/ 15 January 2007

Unliked, unlikeable and unavailable

If Ronald “Ron the Con” Suresh Roberts had any spine in him, he’d have been present in court when Judge Leslie Weinkove threw as much of the book at him as he could during the Roberts defamation case against the Sunday Times. Instead, according to his lawyers, he was unavailable, maybe even out of the country.

The brattish Ron must have smelled a rat. Justice, he assumed, was not about to be done. And, as the judge said, the snooty ex-Trinidadian makes the rules wherever he goes, including telling dispensers of justice what fines and prison terms they should impose on anyone who speaks out against Mr Ronald Suresh Roberts. So he performed his final act of arrogance (for now, anyway) and didn’t even come to hear judgement passed against him.

Just as well for him. The judge was almost more scathing about the permanently pouting Caribbean clown than the original article that the litigious “West Indian carpetbagger” had sought to claim damages for. In a word, he didn’t come out smelling too good.

Not that I’ve got anything against the man personally.
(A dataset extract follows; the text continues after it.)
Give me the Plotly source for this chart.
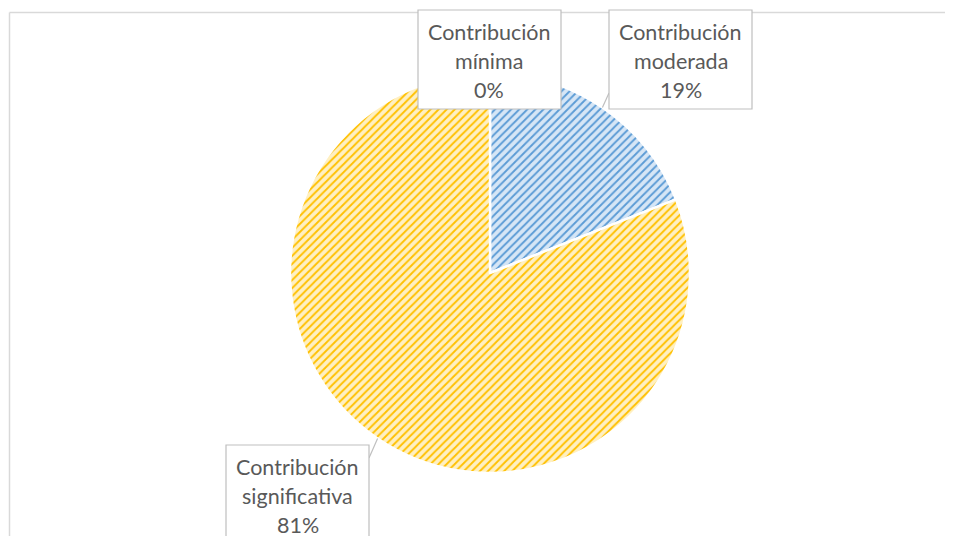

He might well have defamed me in his own right for being “Nadine Gordimer’s media minder” in No Cold Kitchen, his trashy, badly constructed, unauthorised biography of the Nobel laureate. He may have got himself all confused with my role as an employee of the Market Theatre and the later invasion of that space by the pseudo-African Moyo restaurant chain. He may have said all sorts of other things about me and gotten his knickers in a twist for no clear reason in the process. But I have no reason to be vindictive about him.

The fact that he has lost this claim for defamation against the Sunday Times in no lesser place than the Cape High Court (Mr Roberts never aims low) says as much about him as it does about his sponsors in the new South Africa.

The offending piece in the newspaper was called “The Unlikeable Mr Roberts” and was subtitled “The carpetbagger in the Presidency”. (A “carpetbagger” is described in the dictionary as someone who seeks influence and advancement in a place where he (or she) has no natural constituency. Not a bad description for Ron the Con.)

The question is, has he used his legendary arrogance and, in the words of the judge, his “grandiose sense of self-importance” to persuade people in high places in this chaotic South Africa of ours to like and trust him, unlikeable as he is even the first time you see him from a distance?

There are allegedly documents sitting around that show that someone very, very high up indeed quietly made a deal with Absa bank to pay this Roberts a substantial sum, running to seven figures, to use as much time as he needed to write the official biography of President Thabo Mbeki. (This in the wake of other biographies, published or pending, that have not been regarded as totally flattering.) Other reports have told us that the man has been given unrestricted access to presidential documents and intimacies, and might even have his own private office at the Union Buildings.

Carpetbagger indeed. What’s it got to do with him? Why would the most noble of the land want such an untalented character with no charisma, no social skills and no background to the story to be the official chronicler of the president? Something is seriously out of place here and, as usual, we are not being given any information.

The suggestion is that there is no one in the country good enough to do the job. This smacks, does it not, of the old apartheid days, when Verwoerd and his gang of followers announced loud and clear that no native was good enough to so much as clean their boots — well, maybe clean the boots and wipe the bum, but not much further.

Which reminds me: it’s a long time since we heard anything about the Native Club, that self-appointed think tank that supposedly engaged, behind closed doors, with the most pressing issues relating to the formerly disadvantaged and was there to advise the president on the best way forward. It would not surprise me in the slightest to learn that Ronald Suresh Roberts was an honorary member, if not a leading light, in its deliberations.

So what have we here? The judge, in throwing out Roberts’s ridiculous defamation suit, described him as “vindictive and venomous”. Many people who have had the misfortune of crossing this particularly unsavoury individual’s path would call this an understatement, but a judge does have to use reasonably polite language.

Nevertheless, it is something of a landmark that the judge used so many colourful adjectives to describe just how odious he found the missing plaintiff to be. “I found [him] to be evasive, argumentative and an opportunistic witness … He was unconvincing, and his evidence was shown to be contradictory.” These words about a man who is proud to present himself as one of the finest legal minds on the planet, trained at Oxford and Harvard.

The bottom line for Roberts, who has gone into litigation in this country against numberless unsuspecting persons, be they natives or long-term settlers, is that his petulant reputation is being constantly attacked.

The judge had the last word: “I consider that any harm done to the plaintiff’s reputation was self-inflicted.”

The Bench has spoken. Roberts, unable to take it like he gives it, has taken the gap.

As I say, I have nothing personal against the guy. BUT IT’S PARTY TIME THIS WEEKEND!